I want the MBTA to get more funding, and contributions from local city and towns is an opportunity. The current formula is unfair and areas getting premium service should be paying premium prices. Somerville wants premium service with the GLX and should help pay for it. Cambridge gets premium service and doesn't pay for it - it needs to. The Green Line in Brookline is only marginally better than bus service due to suffering many of same delays motorists, including bus drivers, face.
Constricting major city streets more by turning travel lanes into bike lanes also impacts bus service, which is serving more people than the bike lanes. Thus its a bad idea too. On Mass Ave in Arlington, there are over 6,000 daily bus boardings for about 250 bus trips. Removal of an outbound travel lane (leaving one) to make a bike-only lane for 20-300 daily cyclists (depending on weather) who could have instead rode the T for at least much of their journey, using the T's bike racks.

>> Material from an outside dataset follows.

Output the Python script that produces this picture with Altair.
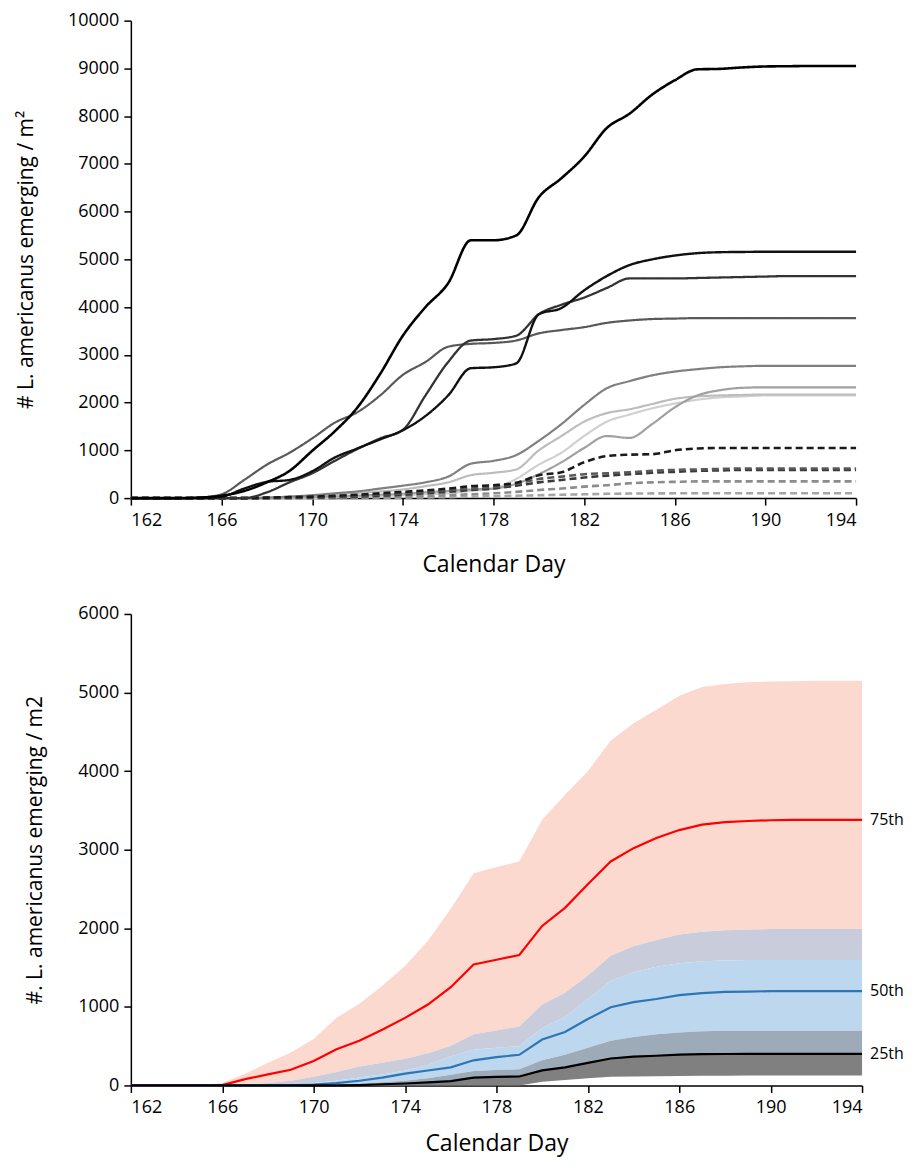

Constricting major streets in the name of pedestrian accommodation in Boston has not shown increases in that mode or increased safety in exchange for the service decline to motorists including MBTA buses. The 1997 degradation of Mass Ave in Central Square has not improved safety. Its the state's #1 hot spot for bike accidents and #2 for pedestrian accidents. Enormous sidewalks did not seem to shift mode to walking, just favored bars and Starbucks over the retailers and Indian restaurants before. Former customers came far away (by car) to businesses. Loss of mobility and parking kept them away. Drinkers and loiters are more local and less inclined to drive. The poor got priced out of the area by huge price increases.
Bicyclists are the ones opposing the MBTA with bike lanes which degrade service and HubWay programs to compete, while also helping it with bike parking at stations and transporting their vehicles on the MBTA which add users. Making roads flow benefits both bus riders and private transportation, so challenges the MBTA on quality, where it loses when people have a choice. Reducing choice with bus only lanes and usury parking supply and costs is a loss of freedom and choice to make suffering on a T bus or bicycle look more appealing. Net quality of life and productivity suffer just to promote what people don't want by fascist planners who think much like communistic economic planners.